Players without Fitzgerald's language skills communicated by clapping their hands for sound checks and using the universal sign language of thumbs-up or thumbs-down as they called out basic sounds -- always from behind, to prevent lip-reading.
At 6-foot-4 and nearly 300 pounds, McCoy is a commanding presence. But one young man he helped could not hear until McCoy attached the largest available device to the mold.
"Bop, bop, bop," McCoy called from behind as he cranked up the volume.
Suddenly, the young man called back.
"Bop, bop, bop!" he said, as his face lit up and he began to cry.

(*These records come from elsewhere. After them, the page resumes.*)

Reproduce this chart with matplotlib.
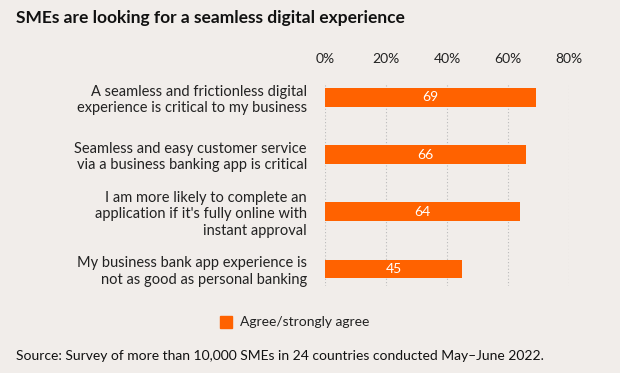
import matplotlib.pyplot as plt

# data
labels = [
    "A seamless and frictionless digital\nexperience is critical to my business",
    "Seamless and easy customer service\nvia a business banking app is critical",
    "I am more likely to complete an\napplication if it's fully online with\ninstant approval",
    "My business bank app experience is\nnot as good as personal banking",
]
values = [69, 66, 64, 45]
ticks = [0, 20, 40, 60, 80]
tick_labels = ["0%", "20%", "40%", "60%", "80%"]

bg = "#F1EDEA"
orange = "#FF6200"
plt.rcParams['font.family'] = ['Lato', 'DejaVu Sans']

fig = plt.figure(figsize=(6.2, 3.73), dpi=100, facecolor=bg)
ax = fig.add_axes([0.524, 0.233, 0.394, 0.544], facecolor=bg)

y = list(range(len(values)))
ax.barh(y, values, height=0.33, color=orange, zorder=3)
for yi, v in zip(y, values):
    ax.text(v / 2, yi, str(v), color="white", ha="center", va="center",
            fontsize=10, zorder=4)

ax.set_xlim(0, 80)
ax.set_ylim(3.3, -0.25)
ax.set_xticks(ticks)
ax.set_xticklabels(tick_labels, fontsize=10, color="#222222")
ax.xaxis.tick_top()
ax.set_yticks(y)
ax.set_yticklabels(labels, fontsize=10.5, color="#222222", linespacing=1.2)
ax.tick_params(axis="both", length=0)
ax.tick_params(axis="x", pad=13)
ax.tick_params(axis="y", pad=13)
ax.grid(axis="x", color="#BBBBBB", linestyle=(0, (1, 2)), linewidth=0.8, zorder=0)
for s in ax.spines.values():
    s.set_visible(False)

fig.text(16 / 620, 1 - 18 / 373, "SMEs are looking for a seamless digital experience",
         fontsize=12.5, fontweight="bold", va="center", ha="left", color="#111111")

# legend
fig.patches.append(plt.Rectangle((220 / 620, 1 - 328 / 373), 12 / 620, 12 / 373,
                                 transform=fig.transFigure, color=orange))
fig.text(240 / 620, 1 - 322 / 373, "Agree/strongly agree", fontsize=10,
         va="center", ha="left", color="#222222")

fig.text(16 / 620, 1 - 356 / 373,
         "Source: Survey of more than 10,000 SMEs in 24 countries conducted May\u2013June 2022.",
         fontsize=10, va="center", ha="left", color="#111111")

fig.savefig("out.png", dpi=100, facecolor=bg)
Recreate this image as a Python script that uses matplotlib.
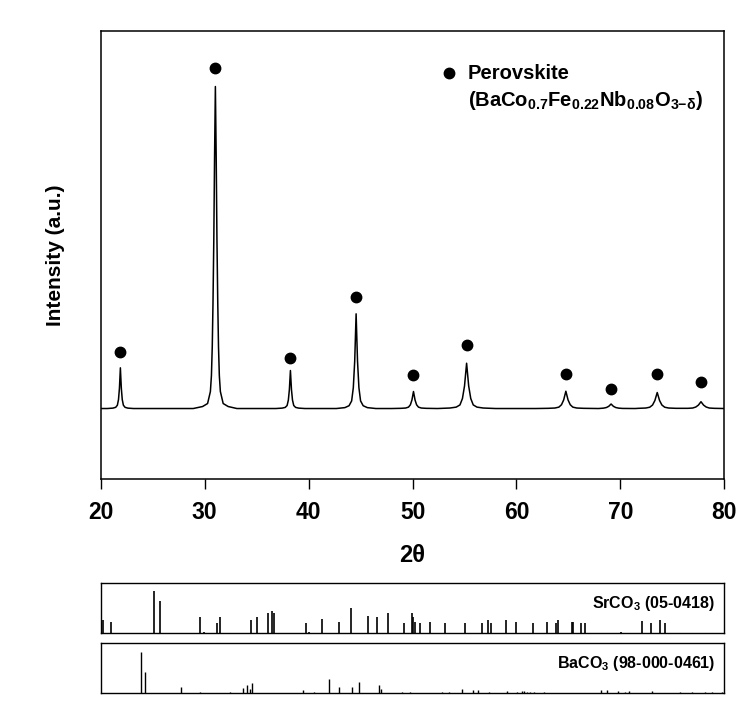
import matplotlib
matplotlib.use("Agg")
import matplotlib.pyplot as plt

# XRD pattern of the perovskite (2theta in degrees, intensity in a.u.)
two_theta = [20.0, 20.63, 21.17, 21.44, 21.60, 21.71, 21.80, 21.89, 21.98, 22.07, 22.18, 22.34, 22.61, 23.15,
             28.9, 29.8, 30.28, 30.55, 30.65, 30.73, 30.8, 30.88, 30.95, 31.03, 31.11, 31.18, 31.26,
             31.33, 31.41, 31.51, 31.78, 32.26, 33.1,
             36.85, 37.45, 37.75, 37.93, 38.05, 38.15, 38.25, 38.35, 38.45, 38.57, 38.75, 39.05, 39.65,
             42.67, 43.49, 43.89, 44.14, 44.30, 44.435, 44.57, 44.705, 44.84, 45.0, 45.25, 45.65, 46.47,
             47.99, 48.89, 49.34, 49.61, 49.79, 49.94, 50.09, 50.24, 50.39, 50.57, 50.84, 51.29, 52.19,
             52.4, 53.6, 54.2, 54.56, 54.8, 55.0, 55.2, 55.4, 55.6, 55.84, 56.2, 56.8, 58.0,
             61.85, 63.05, 63.7, 64.08, 64.33, 64.54, 64.75, 64.96, 65.17, 65.42, 65.8, 66.45, 67.65,
             67.9, 68.38, 68.65, 68.875, 69.1, 69.325, 69.55, 69.82, 70.2, 70.9,
             71.4, 71.74, 72.44, 72.82, 73.09, 73.315, 73.54, 73.765, 73.99, 74.26, 74.64, 75.34,
             76.5, 76.95, 77.25, 77.5, 77.75, 78.0, 78.25, 78.55, 79.0, 80.0]
intensity = [0, 0, 4, 12, 33, 90, 204, 407, 204, 90, 33, 12, 4, 0,
             0, 20, 50, 170, 330, 620, 1050, 1700, 2500, 3220, 2500, 1700, 1050,
             620, 330, 170, 50, 20, 0,
             0, 4, 11, 30, 84, 190, 380, 190, 84, 30, 11, 4, 0,
             0, 9, 28, 76, 208, 474, 947, 474, 208, 76, 28, 9, 0,
             0, 2, 5, 14, 37, 85, 170, 85, 37, 14, 5, 2, 0,
             0, 5, 14, 36, 100, 226, 453, 226, 100, 36, 14, 5, 0,
             0, 2, 5, 14, 38, 86, 173, 86, 38, 14, 5, 2, 0,
             0, 4, 10, 22, 45, 22, 10, 4, 1, 0,
             0, 2, 5, 13, 35, 80, 160, 80, 35, 13, 5, 2,
             2, 5, 15, 34, 68, 34, 15, 5, 2, 0]

# perovskite markers above the peaks
marker_x = [21.89, 31.03, 38.25, 44.57, 50.09, 55.2, 64.75, 69.1, 73.54, 77.75]
marker_y = [562, 3402, 502, 1112, 332, 638, 342, 192, 342, 268]

# reference lines SrCO3 (05-0418): position, relative intensity (%)
srco3_pos = [20.25, 21.02, 25.16, 25.74, 29.59, 29.97, 31.22, 31.51, 34.5, 35.07, 36.13, 36.52, 36.65,
             39.79, 40.0, 41.33, 42.96, 44.12, 45.70, 46.62, 47.68, 49.22, 49.93, 50.05, 50.2, 50.67,
             51.66, 53.11, 55.03, 56.67, 57.24, 57.57, 59.01, 59.91, 61.58, 62.89, 63.79, 63.95,
             65.33, 65.46, 66.16, 66.61, 70.05, 72.07, 72.93, 73.77, 74.25]
srco3_int = [27, 22, 85, 65, 33, 2, 20, 33, 27, 33, 41, 45, 41,
             20, 2, 29, 23, 51, 35, 33, 41, 21, 40, 33, 23, 20,
             23, 20, 20, 20, 27, 20, 27, 23, 20, 23, 20, 27,
             23, 23, 20, 20, 2, 25, 20, 27, 20]

# reference lines BaCO3 (98-000-0461)
baco3_pos = [23.88, 24.26, 27.70, 29.53, 32.48, 33.73, 34.11, 34.37, 34.56, 39.5, 40.56, 42.0, 42.97,
             44.22, 44.89, 46.82, 47.01, 48.94, 49.80, 52.88, 53.55, 54.74, 55.80, 56.28, 57.4,
             59.07, 60.04, 60.55, 60.77, 61.0, 61.32, 61.7, 62.6, 68.15, 68.7, 69.76, 70.43, 70.85,
             73.03, 75.76, 76.88, 78.1, 78.8, 79.77]
baco3_int = [82, 43, 12, 2, 2, 10, 16, 8, 20, 6, 2, 28, 12,
             12, 22, 16, 8, 2, 2, 2, 2, 9, 6, 7, 2,
             4, 3, 4, 5, 3, 3, 3, 2, 6, 6, 4, 3, 4,
             4, 2, 3, 2, 3, 3]

plt.rcParams['font.family'] = ['Liberation Sans', 'DejaVu Sans']
plt.rcParams['font.weight'] = 'bold'
plt.rcParams['mathtext.fontset'] = 'custom'
plt.rcParams['mathtext.rm'] = 'Liberation Sans:bold'
plt.rcParams['mathtext.it'] = 'Liberation Sans:bold'
plt.rcParams['mathtext.bf'] = 'Liberation Sans:bold'
plt.rcParams['mathtext.sf'] = 'Liberation Sans:bold'

fig = plt.figure(figsize=(7.54, 7.28), dpi=100)

# main pattern
ax = fig.add_axes([0.1336, 0.342, 0.8271, 0.6158])
ax.plot(two_theta, intensity, color='black', lw=1.1)
ax.plot(marker_x, marker_y, 'o', color='black', ms=7.5, ls='none')
ax.set_xlim(20, 80)
ax.set_ylim(-705, 3778)
ax.set_yticks([])
ax.set_xticks([20, 30, 40, 50, 60, 70, 80])
ax.tick_params(axis='x', direction='out', length=7, width=1.0, pad=9)
for lab in ax.get_xticklabels():
    lab.set_fontsize(16.5)
    lab.set_fontweight('bold')
for s in ax.spines.values():
    s.set_linewidth(1.1)
ax.set_xlabel('2θ', fontsize=17, fontweight='bold', labelpad=14)
ax.set_ylabel('Intensity (a.u.)', fontsize=15, fontweight='bold', labelpad=26)

# legend
ax.plot([0.5585], [0.9056], 'o', color='black', ms=7.5, transform=ax.transAxes, clip_on=False)
ax.text(0.589, 0.9056, 'Perovskite', transform=ax.transAxes, fontsize=14.5,
        fontweight='bold', va='center', ha='left')
ax.text(0.589, 0.845, r'(BaCo$_{0.7}$Fe$_{0.22}$Nb$_{0.08}$O$_{3\mathrm{-}\delta}$)',
        transform=ax.transAxes, fontsize=14.5, fontweight='bold', va='center', ha='left')

# reference cards
def card(rect, pos, ints, label, lw):
    a = fig.add_axes(rect)
    a.vlines(pos, 0, ints, color='black', lw=lw)
    a.set_xlim(20, 80)
    a.set_ylim(0, 100)
    a.set_xticks([])
    a.set_yticks([])
    for s in a.spines.values():
        s.set_linewidth(1.0)
    a.text(0.985, 0.6, label, transform=a.transAxes, ha='right', va='center',
           fontsize=11.5, fontweight='bold')
    return a

card([0.1336, 0.1301, 0.8271, 0.0687], srco3_pos, srco3_int, r'SrCO$_3$ (05-0418)', 1.2)
card([0.1336, 0.0477, 0.8271, 0.0687], baco3_pos, baco3_int, r'BaCO$_3$ (98-000-0461)', 1.0)

fig.savefig('out.png', dpi=100)
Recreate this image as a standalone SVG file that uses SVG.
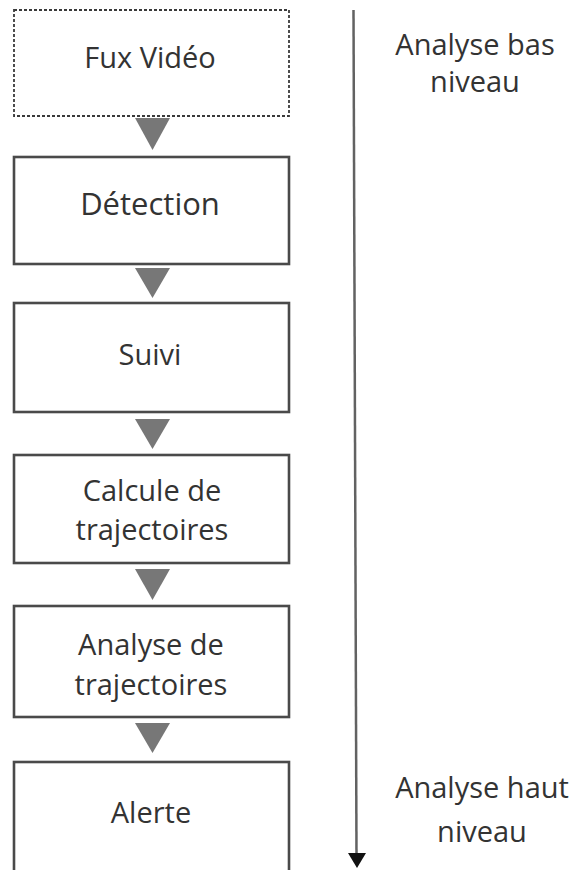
<svg xmlns="http://www.w3.org/2000/svg" width="576" height="870" viewBox="0 0 576 870">
<style>
.box{fill:#fff;stroke:#4a4a4a;stroke-width:2.6}
.dash{fill:#fff;stroke:#3a3a3a;stroke-width:1.8;stroke-dasharray:3 2}
.lbl{font-family:"Open Sans","Liberation Sans",sans-serif;font-size:29px;font-weight:500;fill:#333;text-anchor:middle}
.tri{fill:#777}
</style>
<rect width="576" height="870" fill="#fff"/>
<g id="connectors">
<polygon class="tri" points="135,118 170,118 152.5,150"/>
<polygon class="tri" points="135,268 170,268 152.5,298"/>
<polygon class="tri" points="135,419 170,419 152.5,449"/>
<polygon class="tri" points="135,569 170,569 152.5,600"/>
<polygon class="tri" points="135,723 170,723 152.5,753"/>
<line x1="353.5" y1="10" x2="356.5" y2="856" stroke="#626262" stroke-width="2.5"/>
<polygon points="348,853 366,853 357,868" fill="#111"/>
</g>
<g id="fux-video">
<rect class="dash" x="14" y="10" width="275" height="106"/>
<text class="lbl" x="150" y="68">Fux Vidéo</text>
</g>
<g id="detection">
<rect class="box" x="14" y="157" width="275" height="107"/>
<text class="lbl" x="150" y="215" style="font-size:31px">Détection</text>
</g>
<g id="suivi">
<rect class="box" x="14" y="303" width="275" height="109"/>
<text class="lbl" x="150" y="365">Suivi</text>
</g>
<g id="calcule">
<rect class="box" x="14" y="455" width="275" height="108"/>
<text class="lbl" x="152" y="501">Calcule de</text>
<text class="lbl" x="152" y="540">trajectoires</text>
</g>
<g id="analyse">
<rect class="box" x="14" y="606" width="275" height="111"/>
<text class="lbl" x="151" y="655">Analyse de</text>
<text class="lbl" x="151" y="695">trajectoires</text>
</g>
<g id="alerte">
<rect class="box" x="14" y="762" width="275" height="130"/>
<text class="lbl" x="151" y="823">Alerte</text>
</g>
<g id="label-bas">
<text class="lbl" x="475" y="55">Analyse bas</text>
<text class="lbl" x="475" y="92">niveau</text>
</g>
<g id="label-haut">
<text class="lbl" x="482" y="798">Analyse haut</text>
<text class="lbl" x="482" y="842">niveau</text>
</g>
</svg>
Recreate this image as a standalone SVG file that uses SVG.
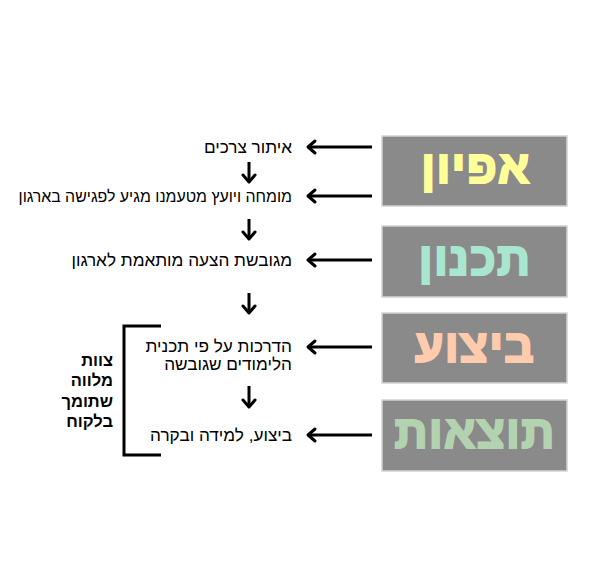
<svg xmlns="http://www.w3.org/2000/svg" width="595" height="567" viewBox="0 0 595 567">
<defs>
<style>
.box{fill:#8a8a8b;stroke:#d2d2d2;stroke-width:1.5}
.title{font-family:"Liberation Sans","DejaVu Sans",sans-serif;font-weight:bold;font-size:46px;text-anchor:middle;stroke-width:2.2;stroke-linejoin:miter;letter-spacing:1.3px}
.lbl{font-family:"Liberation Sans","DejaVu Sans",sans-serif;font-size:17.2px;fill:#000;text-anchor:end}
.side{font-family:"Liberation Sans","DejaVu Sans",sans-serif;font-size:16.5px;font-weight:bold;fill:#000;text-anchor:end}
.arr{stroke:#000;stroke-width:3;fill:none}
.head{stroke:#000;stroke-width:3;fill:none;stroke-linecap:round;stroke-linejoin:round}
</style>
</defs>
<rect width="595" height="567" fill="#fff"/>
<g id="stage-afyon">
<rect class="box" x="382" y="136" width="185" height="70"/>
<text class="title" x="476" y="183" fill="#ffff99" stroke="#ffff99">אפיון</text>
</g>
<g id="stage-tichnun">
<rect class="box" x="382" y="226" width="185" height="71"/>
<text class="title" x="475" y="275" fill="#a8e6cf" stroke="#a8e6cf">תכנון</text>
</g>
<g id="stage-bitzua">
<rect class="box" x="382" y="313" width="185" height="70"/>
<text class="title" x="475" y="362" fill="#ffcbad" stroke="#ffcbad">ביצוע</text>
</g>
<g id="stage-totzaot">
<rect class="box" x="382" y="400" width="185" height="71"/>
<text class="title" x="475" y="448" fill="#b3d3b0" stroke="#b3d3b0">תוצאות</text>
</g>
<g id="step-1"><text class="lbl" x="292" y="153">איתור צרכים</text></g>
<g id="step-2"><text class="lbl" x="292" y="202" style="font-size:15.9px">מומחה ויועץ מטעמנו מגיע לפגישה בארגון</text></g>
<g id="step-3"><text class="lbl" x="292" y="266">מגובשת הצעה מותאמת לארגון</text></g>
<g id="step-4"><text class="lbl" x="292" y="352">הדרכות על פי תכנית</text><text class="lbl" x="292" y="370">הלימודים שגובשה</text></g>
<g id="step-5"><text class="lbl" x="292" y="441">ביצוע, למידה ובקרה</text></g>
<g id="support">
<path class="arr" d="M161 326 H124 V455 H161"/>
<text class="side" x="113" y="366">צוות</text>
<text class="side" x="113" y="386">מלווה</text>
<text class="side" x="113" y="407">שתומך</text>
<text class="side" x="113" y="427">בלקוח</text>
</g>
<g id="connectors">
<g>
<path class="arr" d="M372 147 H308"/><path class="head" d="M315 141 L308 147 L315 153"/>
<path class="arr" d="M372 196 H308"/><path class="head" d="M315 190 L308 196 L315 202"/>
<path class="arr" d="M372 260 H308"/><path class="head" d="M315 254 L308 260 L315 266"/>
<path class="arr" d="M372 347 H308"/><path class="head" d="M315 341 L308 347 L315 353"/>
<path class="arr" d="M372 435 H308"/><path class="head" d="M315 429 L308 435 L315 441"/>
</g>
<g>
<path class="arr" d="M249 162 V182"/><path class="head" d="M243 175 L249 182 L255 175"/>
<path class="arr" d="M249 219 V239"/><path class="head" d="M243 232 L249 239 L255 232"/>
<path class="arr" d="M249 293 V313"/><path class="head" d="M243 306 L249 313 L255 306"/>
<path class="arr" d="M249 386 V407"/><path class="head" d="M243 400 L249 407 L255 400"/>
</g>
</g>
</svg>
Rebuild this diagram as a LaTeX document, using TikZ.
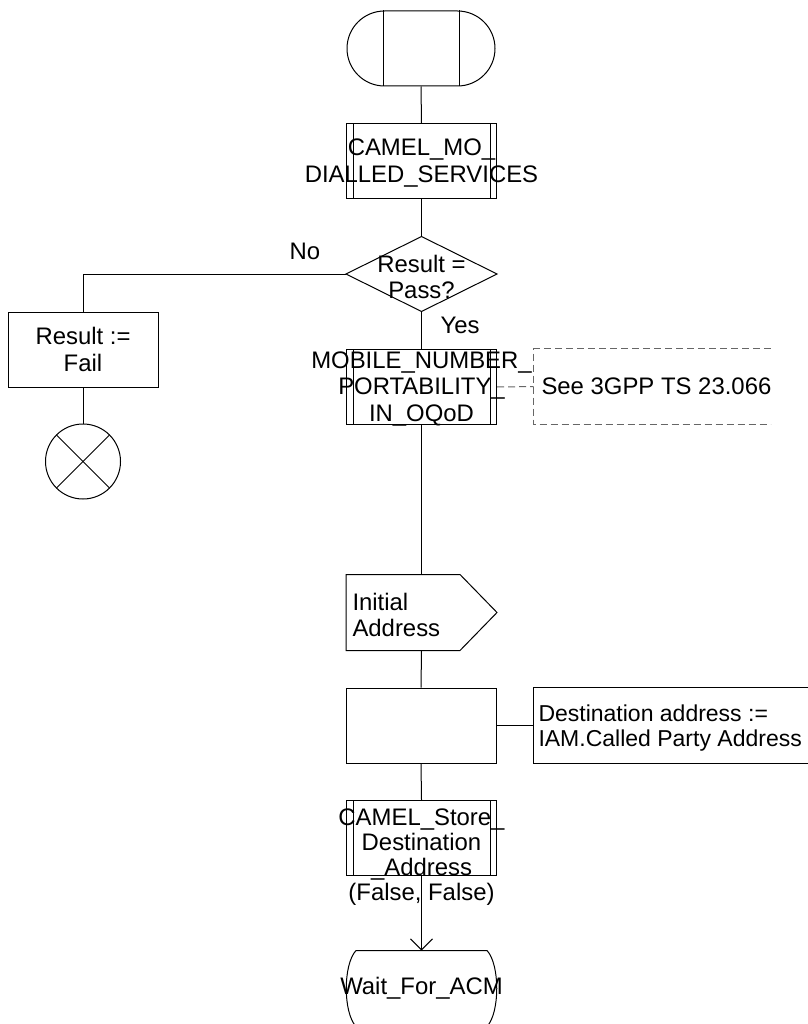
\documentclass[tikz,border=0pt]{standalone}
\usepackage{fontspec}
\setmainfont{Liberation Sans}
\usetikzlibrary{shapes.misc,arrows.meta}
\begin{document}
\begin{tikzpicture}[x=1pt,y=-1pt, line width=1pt,
  txt/.style={font=\fontsize{23.9}{26.5}\selectfont, inner sep=0pt, align=center},
  box/.style={draw, rectangle, minimum width=150, minimum height=75, inner sep=0pt},
  ghost/.style={rectangle, minimum width=150, minimum height=75, inner sep=0pt},
  cmt/.style={draw=gray!80!black, dash pattern=on 7pt off 4pt},
  procline/.style={draw}
]
\useasboundingbox (0,0) rectangle (807,1024);

% start terminal
\node[draw, rounded rectangle, minimum width=148, minimum height=75, inner sep=0pt] (start) at (421,48.5) {};
\draw ([xshift=-38]start.north) -- ([xshift=-38]start.south);
\draw ([xshift=38]start.north) -- ([xshift=38]start.south);

% procedure 1
\node[box] (p1) at (421.5,161.5) {};
\draw[procline] ([xshift=7]p1.north west) -- ([xshift=7]p1.south west);
\draw[procline] ([xshift=-7]p1.north east) -- ([xshift=-7]p1.south east);
\node[txt] (p1t) at (421.5,163) {CAMEL\_MO\_\\DIALLED\_SERVICES};

% decision
\node[ghost, minimum height=74] (dec) at (421.5,274) {};
\draw (dec.west) -- (dec.north) -- (dec.east) -- (dec.south) -- cycle;
\node[txt] (dect) at (421.5,277) {Result =\\Pass?};
\node[txt] (no) at (305,251) {No};
\node[txt] (yes) at (460,325) {Yes};

% fail branch
\node[box, txt] (fail) at (83,349.5) {Result :=\\Fail};
\node[draw, circle, minimum size=75, inner sep=0pt] (stop) at (83,461.5) {};
\draw (stop.north west) -- (stop.south east);
\draw (stop.north east) -- (stop.south west);

% MNP procedure
\node[box] (mnp) at (421.5,387) {};
\draw[procline] ([xshift=7]mnp.north west) -- ([xshift=7]mnp.south west);
\draw[procline] ([xshift=-7]mnp.north east) -- ([xshift=-7]mnp.south east);
\node[txt] (mnpt) at (421.5,389) {MOBILE\_NUMBER\_\\PORTABILITY\_\\IN\_OQoD};

% comment 1
\node[ghost, minimum width=236] (c1) at (652,386.5) {};
\draw[cmt] (c1.north east) -- (c1.north west) -- (c1.south west) -- (c1.south east);
\node[txt, anchor=west] (c1t) at (541,386.5) {See 3GPP TS 23.066};

% signal output
\node[ghost] (sig) at (421.5,612.5) {};
\draw (sig.north west) -- ([xshift=-37]sig.north east) -- (sig.east) -- ([xshift=-37]sig.south east) -- (sig.south west) -- cycle;
\node[txt, anchor=west, align=left] (sigt) at (352,615) {Initial\\Address};

% task
\node[box] (task) at (421,725.5) {};

% comment 2
\node[ghost, minimum width=273] (c2) at (670.5,725.5) {};
\draw (c2.north east) -- (c2.north west) -- (c2.south west) -- (c2.south east);
\node[txt, anchor=west, align=left, font=\fontsize{23}{24.5}\selectfont] (c2t) at (538,728) {Destination address :=\\IAM.Called Party Address};

% procedure 3
\node[box] (p3) at (421.5,838) {};
\draw[procline] ([xshift=7]p3.north west) -- ([xshift=7]p3.south west);
\draw[procline] ([xshift=-7]p3.north east) -- ([xshift=-7]p3.south east);
\node[txt, font=\fontsize{23.9}{25}\selectfont] (p3t) at (421.5,857.5) {CAMEL\_Store\_\\Destination\\\_Address\\(False, False)};

% state
\node[ghost] (st) at (421.5,988.5) {};
\draw ([xshift=10]st.north west) -- ([xshift=-10]st.north east)
  .. controls ([shift={(3,14)}]st.north east) and ([shift={(3,-14)}]st.south east) .. ([xshift=-10]st.south east)
  -- ([xshift=10]st.south west)
  .. controls ([shift={(-3,-14)}]st.south west) and ([shift={(-3,14)}]st.north west) .. ([xshift=10]st.north west);
\node[txt] (stt) at (421.5,988.5) {Wait\_For\_ACM};

% connectors
\draw (start.south) -- (p1.north);
\draw (p1.south) -- (dec.north);
\draw (dec.south) -- (mnp.north);
\draw (dec.west) -| (fail.north);
\draw (fail.south) -- (stop.north);
\draw[cmt] (mnp.east) -- (c1.west);
\draw (mnp.south) -- (sig.north);
\draw (sig.south) -- (task.north);
\draw (task.east) -- (c2.west);
\draw (task.south) -- (p3.north);
\draw[-{Straight Barb[length=11pt,width=22pt]}] (p3.south) -- (st.north);
\end{tikzpicture}
\end{document}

"This is like a dream come true for me," said McCoy. "There's nothing better than the feeling of giving the gift of hearing. It's great to see the finished product. I do charity work back home, but it's great to actually see it in action. Here, you see a person responding and know, 'OK, it works. I helped them.' "
The players could not easily blend in with Rwandans -- many people in the country are short of stature and most are very thin. Yet almost no one realized these were famous professional athletes.
"They are giants! And they are caring for us," said Bosco, 25, after receiving his hearing aids from McKinnie and Harris.
The players also worked on smaller projects and made some interesting observations about the people they encountered.
"The women here are extremely independent. It was real hot one day and some women were helping us with a project digging a well," said McKinnie. "All of the sudden, I realized this woman doing all this work with us had a baby tied to her back the whole time. Women here do everything. They prepare the food and then you see them walk forever with firewood on their head, laundry in their hands and a baby on their back. That's multi-tasking."
The players also took time to visit the Kigali Genocide Memorial and were visibly moved by the experience.
To a man, each player promised to return to Rwanda soon.
Steve Terrill is a journalist based in Kigali, Rwanda.